The task of building such an organisation remains.
So what inspired anti Semitism before Christ?
Luke 23:28-29 gives the same point a more vicious twist, depicting Jesus telling weeping women he encounters on the Way of the Cross: "Daughters of Jerusalem, weep not for me but for yourselves and your children. For behold, the days are coming when they will say, 'Blessed are the barren and the wombs that never bore, and the breasts that never gave suck!...'"
Seems to me Christ is speaking to those present, Jews, about the coming universal curse of socialism that despises the burden of children on sexual hedonists.
John's Gospel (8:44) has Jesus telling the Jews they are descended neither from God nor from Abraham but are children of the Devil
Figurative speech should never be taken literally. Strange, that a non believer uses it to make his point. Well maybe not.
The early Fathers of the Church took inspiration from the Bible as they preached hatred of the Jews .

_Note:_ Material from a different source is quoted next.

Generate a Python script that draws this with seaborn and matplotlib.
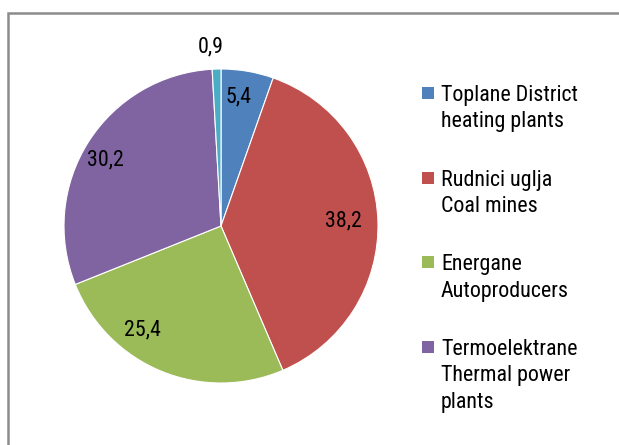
import matplotlib
matplotlib.use("Agg")
import matplotlib.pyplot as plt
import seaborn as sns
from matplotlib.patches import Rectangle

# ---- data ----
categories = ["Toplane District\nheating plants",
              "Rudnici uglja\nCoal mines",
              "Energane\nAutoproducers",
              "Termoelektrane\nThermal power\nplants",
              ""]
values = [5.4, 38.2, 25.4, 30.2, 0.9]
value_labels = ["5,4", "38,2", "25,4", "30,2", "0,9"]
colors_hex = ["#4F81BD", "#C0504D", "#9BBB59", "#8064A2", "#4BACC6"]

sns.set_theme(style="white")
plt.rcParams['font.family'] = ['Roboto Condensed', 'Liberation Sans', 'DejaVu Sans']
palette = sns.color_palette(colors_hex)

W, H = 619, 445
fig = plt.figure(figsize=(W / 100, H / 100), dpi=100)
fig.patch.set_facecolor("white")

# outer frame (extends beyond image right/bottom)
fig.patches.append(Rectangle((8 / W, -0.1), 1.2, (H - 13) / H + 0.1,
                             transform=fig.transFigure, fill=False,
                             edgecolor="#8c8c8c", linewidth=1.8))

cx, cy, R = 221, 226, 157
ax = fig.add_axes([(cx - R) / W, (H - cy - R) / H, 2 * R / W, 2 * R / H])
FS = 15.8
wedges, texts = ax.pie(values, colors=palette, startangle=90, counterclock=False,
                       labels=value_labels, labeldistance=0.82,
                       wedgeprops=dict(edgecolor="white", linewidth=0.8),
                       textprops=dict(fontsize=FS, color="black",
                                      ha="center", va="center"))
ax.set_xlim(-1, 1)
ax.set_ylim(-1, 1)

# label placement (Excel best-fit style)
label_px = [(238, 97), (343, 221), (142, 330), (105, 160), (211, 47)]
for t, (px, py) in zip(texts, label_px):
    t.set_position(((px - cx) / R, (cy - py) / R))
    t.set_ha("center")
    t.set_va("center")

# legend (manual, first line aligned with square)
first_baselines = [101, 186, 270, 355]
line_gap = 26.5
for i, (lab, col) in enumerate(zip(categories[:4], palette[:4])):
    b = first_baselines[i]
    fig.patches.append(Rectangle((422 / W, (H - b + 2) / H), 12 / W, 12 / H,
                                 transform=fig.transFigure, facecolor=col,
                                 edgecolor="none"))
    for j, line in enumerate(lab.split("\n")):
        fig.text(441 / W, (H - (b + j * line_gap)) / H, line, fontsize=FS,
                 ha="left", va="baseline", color="black")

fig.savefig("out.png", dpi=100, facecolor="white")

For the first three hundred years they are being thrown to the lions. Christians were hardly in a position to effect brutality on anyone. They preached against it. It was the pagans and Platonic, sexual hedonists who hated the Christians as they (the Christians) believed in Jewish law that set God above all. This irked the Platonists to no end as they thought the statist elites should have the final authority. This is the real anti Semitism.
Hitler didn't suck the idea of Jews wearing yellow badges out of his thumb. He took it from the Fourth Lateran Council of 1215.
The Nazi persecution can be seen as a practical expression of traditional Christian attitudes to Jews.
Actually, Hitler learned more from the Muslims. From the Turks he learned Genocide. From the Mufti of Jerusalem, he got spiritual support to kill the Jews.
But let's not allow a satisfying controversy obscure the fact that the founding text of Christianity is bloodily sodden with hatred of Jews.
Ahh. This all sounds like babble from a failed socialist writer living in a pub.
True.
The record disputes that.
20 Some of them, however, men from Cyprus and Cyrene, went to Antioch and began to speak to Greeks also, telling them the good news about the Lord Jesus.
21 The Lord's hand was with them, and a great number of people believed and turned to the Lord.
22 News of this reached the ears of the church at Jerusalem, and they sent Barnabas to Antioch.
23 When he arrived and saw the evidence of the grace of God, he was glad and encouraged them all to remain true to the Lord with all their hearts.
24 He was a good man, full of the Holy Spirit and faith, and a great number of people were brought to the Lord.
25 Then Barnabas went to Tarsus to look for Saul,
26 and when he found him, he brought him to Antioch. So for a whole year Barnabas and Saul met with the church and taught great numbers of people. The disciples were called Christians first at Antioch.
27 During this time some prophets came down from Jerusalem to Antioch.
28 One of them, named Agabus, stood up and through the Spirit predicted that a severe famine would spread over the entire Roman world. (This happened during the reign of Claudius.)
29 The disciples, (this would be the ones in Antioch. Those horrible, mean Jew hating Gentile Christians) each according to his ability, decided to provide help for the brothers living in Judea. ( that would be JEWISH Christians)
30 This they did, sending their gift to the elders by Barnabas and Saul.
Acts 11:20-27
Oh the hate! I mean, what kind of evil bunch would take up a collection to feed their starving brethren? Shouldnt they have, at the very least, left them to starve if not gone and snatched the food right out of their mouths?
True.
Disagree. It is a misreading and abuse of the texts, much of it by Christians, that have contributed in large measure to the persecttion of Jews.